The Problem with Poor Countries’ GDP
Like Bill Gates, I'm a fan of Morten Jerven's new book. And I can only assume a rousing endorsement from Gates left Jerven and his publisher in ecstasy.
I would like to see better GDP numbers–who wouldn’t?–but it’s hard for me to see this making a real difference. What constraint on development would this revelation relieve? Why are better GDP numbers anywhere near the top constraints poor countries face?
The problem with those of us in the development complex, be we academics or Presidents or foundations or NGOs, is we want the world nicely ordered with levers to pull and a dashboard to monitor. And so we put a lot of energies into levers and dashboards and monitors.
I think of poverty and political powerlessness in terms of constraints and frictions–the limitless host of things, little and big, that made it more difficult to run a business profitably or turn a profit or invent a new product or get your kid educated or select the leader who serves your interests. States and institutions and norms and technology and organizations reduce these frictions and relieve these constraints. That is the fundamental driver of development.
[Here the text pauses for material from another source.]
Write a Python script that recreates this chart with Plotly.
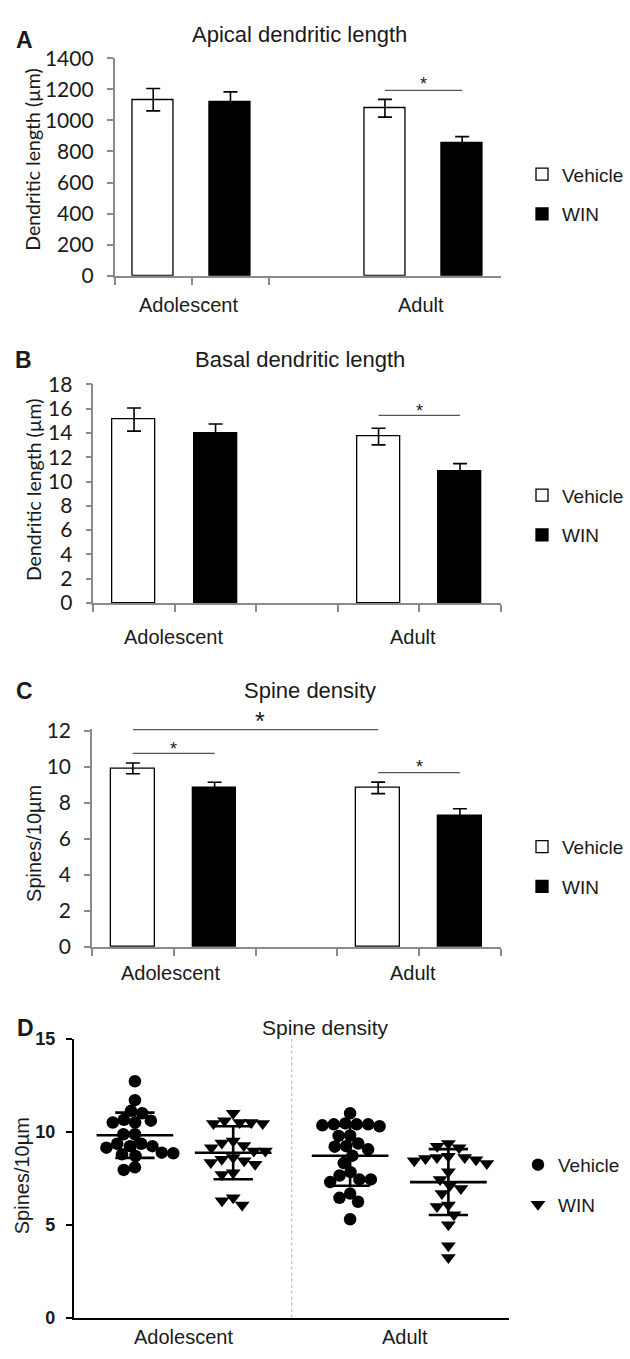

This is the basic logic behind almost every theory of development in your textbooks, from growth models to poverty traps to everything in between.
Reducing frictions and eliminating constraints is maybe the best thing outsiders can try to help with, freeing entrepreneurs and citizens to do their thing. (Well, I guess we can also help by giving them a big market to sell things to, but that’s another story).
To the extent that missing information and measurement constrains development, or creates frictions, there’s a long list of more likely candidates than GDP. A sample:
- Small banks who don’t know the creditworthiness of the mass of potential borrowers,
- Village leaders who don’t know what funds the local bureaucrats get from the center
- Citizens who don’t know their MP’s meteoric rise in wealth
farmers who don’t know prices a district to the west
I kind of wish Gates would say “we need credit bureaus” or “we need freedom of information acts” instead.
I’m not even sure information of these sorts are even the most important frictions to address. To the extent we pay them attention or design programs, I think it’s because they seem cheaper and easier to tackle than the harder ones. But they are all a far sight better than better GDP data.
The litmus test: If we went back in a time machine, and Gates wanted to expand sales or product development or factories in Asia or Africa, would he have called for these things or better GDP data?
My hunch is that GDP data wouldn't be on his wealth creation radar. Which might mean it shouldn't be on ours.